» **THE PROBLEM**:
Set the listing down unchanged, minus every embedded image.

» **PROVIDED DATA**:

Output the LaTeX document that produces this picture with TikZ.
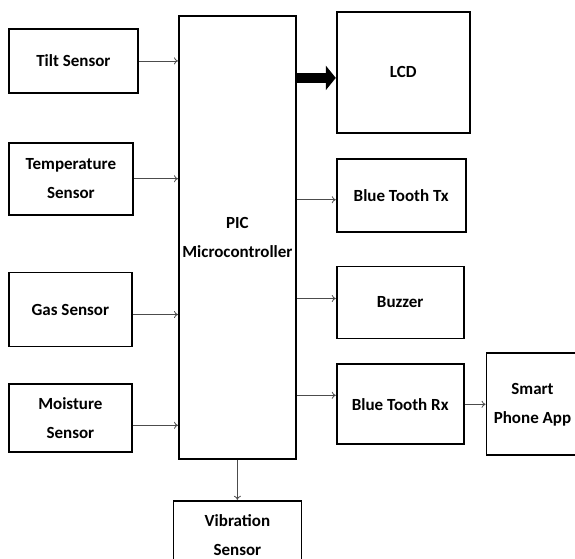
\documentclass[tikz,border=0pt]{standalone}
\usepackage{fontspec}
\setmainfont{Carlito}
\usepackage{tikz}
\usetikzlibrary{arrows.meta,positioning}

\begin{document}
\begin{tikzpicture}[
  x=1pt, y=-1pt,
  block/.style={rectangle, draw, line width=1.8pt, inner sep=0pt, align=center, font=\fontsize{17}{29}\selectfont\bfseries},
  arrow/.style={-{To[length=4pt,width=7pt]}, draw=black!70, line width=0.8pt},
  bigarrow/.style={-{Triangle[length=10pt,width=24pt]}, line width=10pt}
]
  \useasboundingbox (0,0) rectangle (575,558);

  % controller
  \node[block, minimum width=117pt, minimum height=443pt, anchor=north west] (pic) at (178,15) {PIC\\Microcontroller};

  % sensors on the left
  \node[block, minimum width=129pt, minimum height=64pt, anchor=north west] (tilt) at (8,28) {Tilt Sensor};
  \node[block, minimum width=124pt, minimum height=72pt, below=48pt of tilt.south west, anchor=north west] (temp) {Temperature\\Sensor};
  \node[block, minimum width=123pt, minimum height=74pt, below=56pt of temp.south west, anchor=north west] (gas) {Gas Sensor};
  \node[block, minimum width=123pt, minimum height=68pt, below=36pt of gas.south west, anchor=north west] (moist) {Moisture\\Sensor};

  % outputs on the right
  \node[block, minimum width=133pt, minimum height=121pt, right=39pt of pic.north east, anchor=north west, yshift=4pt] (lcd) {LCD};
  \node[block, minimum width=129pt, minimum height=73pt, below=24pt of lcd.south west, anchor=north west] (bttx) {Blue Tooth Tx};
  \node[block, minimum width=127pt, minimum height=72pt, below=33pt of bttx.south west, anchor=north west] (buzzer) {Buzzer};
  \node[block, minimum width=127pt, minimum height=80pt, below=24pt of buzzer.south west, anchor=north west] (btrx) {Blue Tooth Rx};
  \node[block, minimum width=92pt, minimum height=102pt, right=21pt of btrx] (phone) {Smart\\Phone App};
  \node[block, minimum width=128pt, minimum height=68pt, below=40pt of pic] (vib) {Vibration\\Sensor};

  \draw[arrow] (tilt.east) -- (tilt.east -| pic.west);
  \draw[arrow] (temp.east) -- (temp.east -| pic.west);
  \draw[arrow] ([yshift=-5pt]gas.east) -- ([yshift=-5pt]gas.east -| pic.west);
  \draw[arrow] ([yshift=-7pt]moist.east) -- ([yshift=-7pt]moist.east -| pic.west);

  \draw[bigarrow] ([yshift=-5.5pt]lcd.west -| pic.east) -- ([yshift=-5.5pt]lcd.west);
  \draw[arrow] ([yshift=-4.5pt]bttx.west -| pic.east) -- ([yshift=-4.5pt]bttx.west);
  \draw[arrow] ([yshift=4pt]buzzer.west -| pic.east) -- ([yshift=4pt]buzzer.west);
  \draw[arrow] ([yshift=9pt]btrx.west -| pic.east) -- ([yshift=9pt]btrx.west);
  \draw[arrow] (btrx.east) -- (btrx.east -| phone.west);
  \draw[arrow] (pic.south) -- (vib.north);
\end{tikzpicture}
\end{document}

» **EXERCISE RESULT**:
Output the LaTeX document that produces this picture with TikZ.
\documentclass[tikz,border=0pt]{standalone}
\usepackage{fontspec}
\setmainfont{Carlito}
\usepackage{tikz}
\usetikzlibrary{arrows.meta,positioning}

\begin{document}
\begin{tikzpicture}[
  x=1pt, y=-1pt,
  block/.style={rectangle, draw, line width=1.8pt, inner sep=0pt, align=center, font=\fontsize{17}{29}\selectfont\bfseries},
  arrow/.style={-{To[length=4pt,width=7pt]}, draw=black!70, line width=0.8pt},
  bigarrow/.style={-{Triangle[length=10pt,width=24pt]}, line width=10pt}
]
  \useasboundingbox (0,0) rectangle (575,558);

  % controller
  \node[block, minimum width=117pt, minimum height=443pt, anchor=north west] (pic) at (178,15) {PIC\\Microcontroller};

  % sensors on the left
  \node[block, minimum width=129pt, minimum height=64pt, anchor=north west] (tilt) at (8,28) {Tilt Sensor};
  \node[block, minimum width=124pt, minimum height=72pt, below=48pt of tilt.south west, anchor=north west] (temp) {Temperature\\Sensor};
  \node[block, minimum width=123pt, minimum height=74pt, below=56pt of temp.south west, anchor=north west] (gas) {Gas Sensor};
  \node[block, minimum width=123pt, minimum height=68pt, below=36pt of gas.south west, anchor=north west] (moist) {Moisture\\Sensor};

  % outputs on the right
  \node[block, minimum width=133pt, minimum height=121pt, right=39pt of pic.north east, anchor=north west, yshift=4pt] (lcd) {LCD};
  \node[block, minimum width=129pt, minimum height=73pt, below=24pt of lcd.south west, anchor=north west] (bttx) {Blue Tooth Tx};
  \node[block, minimum width=127pt, minimum height=72pt, below=33pt of bttx.south west, anchor=north west] (buzzer) {Buzzer};
  \node[block, minimum width=127pt, minimum height=80pt, below=24pt of buzzer.south west, anchor=north west] (btrx) {Blue Tooth Rx};
  \node[block, minimum width=92pt, minimum height=102pt, right=21pt of btrx] (phone) {Smart\\Phone App};
  \node[block, minimum width=128pt, minimum height=68pt, below=40pt of pic] (vib) {Vibration\\Sensor};

  \draw[arrow] (tilt.east) -- (tilt.east -| pic.west);
  \draw[arrow] (temp.east) -- (temp.east -| pic.west);
  \draw[arrow] ([yshift=-5pt]gas.east) -- ([yshift=-5pt]gas.east -| pic.west);
  \draw[arrow] ([yshift=-7pt]moist.east) -- ([yshift=-7pt]moist.east -| pic.west);

  \draw[bigarrow] ([yshift=-5.5pt]lcd.west -| pic.east) -- ([yshift=-5.5pt]lcd.west);
  \draw[arrow] ([yshift=-4.5pt]bttx.west -| pic.east) -- ([yshift=-4.5pt]bttx.west);
  \draw[arrow] ([yshift=4pt]buzzer.west -| pic.east) -- ([yshift=4pt]buzzer.west);
  \draw[arrow] ([yshift=9pt]btrx.west -| pic.east) -- ([yshift=9pt]btrx.west);
  \draw[arrow] (btrx.east) -- (btrx.east -| phone.west);
  \draw[arrow] (pic.south) -- (vib.north);
\end{tikzpicture}
\end{document}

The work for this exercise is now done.